Andare in pensione in anticipo rispetto ai requisiti anagrafici previsti oggi a 67 anni di età comporta sempre una penalizzazione. Questo perché la rendita, di principio, è tanto maggiore quanto più alta è l’età del lavoratore e quindi minore il periodo di godimento rispetto all’aspettativa di vita.
Uscire dal lavoro con Opzione Donna, piuttosto che con Ape Sociale o Quota 103 significa, quindi, mettere in conto una perdita rispetto a quanto si prenderebbe con la pensione di vecchiaia. Anche a parità di contributi.
Opzione Donna, la pensione anticipata più penalizzante
Così, fra la tre deroghe pensionistiche attualmente in vigore, uscire con Opzione Donna per le lavoratrici è sicuramente la scelta più penalizzante. Tant’è che finora l’importo medio delle pensioni liquidate dall’Inps è stato inferiore a 1.000 euro al mese tenendo presente che non tutte sono uscite coi requisiti minimi di 35 anni di contributi e/o con 58-60 anni di età.
A penalizzare l’importo della pensione interviene anche il sistema di calcolo che è esclusivamente contributivo. Per chi sceglie di lasciare il lavoro in anticipo con Opzione Donna bisogna mettere in conto che gli anni di lavoro prestati prima del 1996 e ricadenti nel sistema retributivo, più vantaggioso, vengono migrati in quello contributivo.
A conti fatti, si perdere circa un quarto dell’importo della pensione rispetto all’ipotetica uscita a 67 anni coi requisiti di vecchiaia. La combinazione del fattore di calcolo con i coefficienti di trasformazione dei contributi relativi alla giovane età della lavoratrice penalizzano oltremodo questa soluzione al punto che Opzione Donna è stata definita roba da ricchi.
Quanto si perde con Ape Sociale
Anche andare in pensione anticipata con Ape Sociale è poco conveniente dal punto di vista economico.

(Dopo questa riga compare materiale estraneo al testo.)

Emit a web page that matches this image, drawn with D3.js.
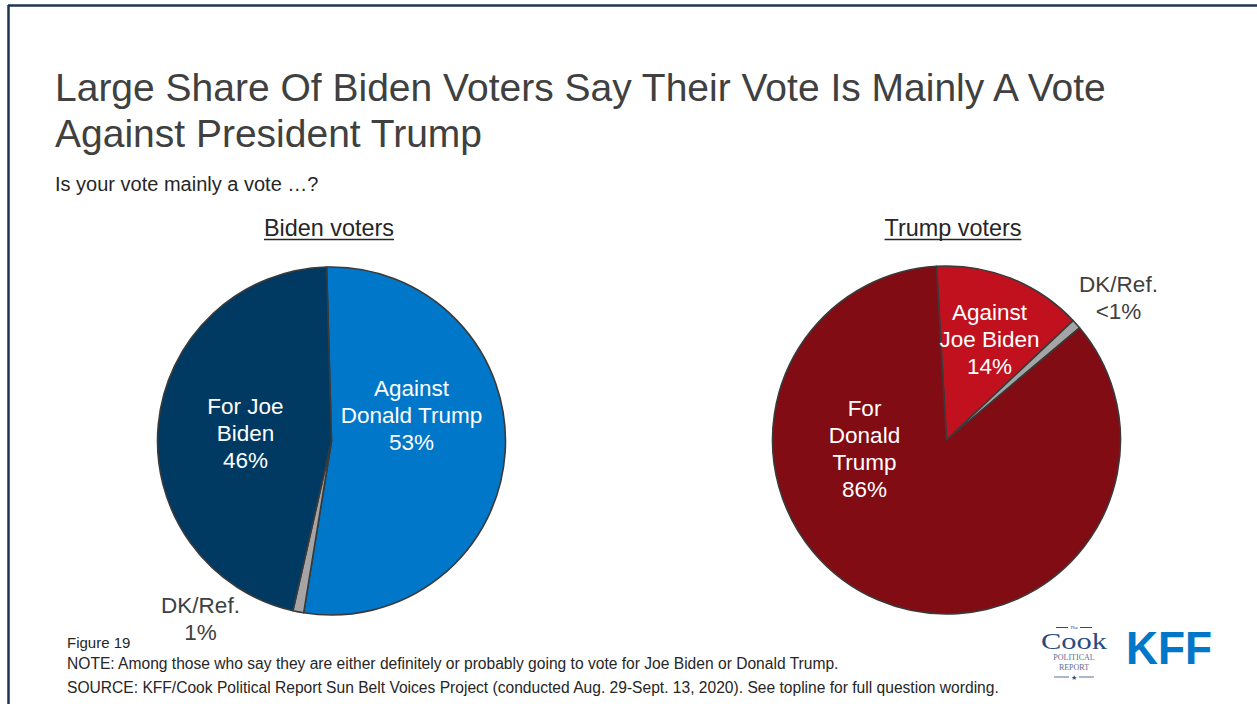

Innanzitutto si può uscire solo a partire da 63 anni di età con un requisito minimo contributivo di 30 anni. Poi c’è il fatto la rendita massima erogabile dall’Inps è pari a 1.500 euro al mese lordi per 12 mensilità. E, cosa più svantaggiosa, l’importo della pensione non è rivalutabile fino al compimento dei 67 anni.
Fattore questo che poteva essere trascurato in presenza di bassi tassi di inflazione, ma che oggi, con l’inflazione che è tornata a correre, comporta una perdita di potere d’acquisto per i pensionati non indifferente. Anche in questo caso, come per Opzione Donna, la misura è riservata a persone in difficoltà, come caregiver, disoccupati, invalidi, oltre che ai lavoratori gravosi.
In pensione con Quota 103
Quota 103, infine, è la meno penalizzante delle tre deroghe pensionistiche. Uscire a 62 anni di età con almeno 41 di contributi (Quota 103) comporta sì una penalizzazione rispetto alla vecchiaia, ma il requisito contributivo elevato ne compensa parzialmente gli effetti negativi. Certo un lavoratore che ha 41 anni di lavoro alle spalle potrebbe considerare forse più conveniente l’attesa della pensione anticipata con 41-42 anni e 10 mesi di contributi a prescindere dall’età.
Anche in questo caso, però, bisogna considerare che andare in pensione 5 anni prima comporta una penalizzazione sul calcolo della pensione rispetto a quanto si prenderebbe a 67 anni con gli stessi contributi. E qui sta a ognuno farsi i propini conti e valutare la convenienza.
Da ricordare che la pensione liquidata con Quota 103 non può superare l’importo massimo di 5 volte il trattamento minimo. Quindi 2.840 euro al mese. E che non è possibile cumulare la rendita con redditi da lavoro se non in misura occasionale.
Riassumendo…
- Andare un pensione in anticipo comporta sempre una penalizzazione dell’assegno.
- Opzione Donna è la misura che tagli maggiormente la pensione rispetto ai requisiti di vecchiaia.
- Ape Sociale prevede una rendita limitata e non rivalutabile negli anni.
- Quota 103 è la meno penalizzante, ma vi sono dei limiti di importo e di reddito.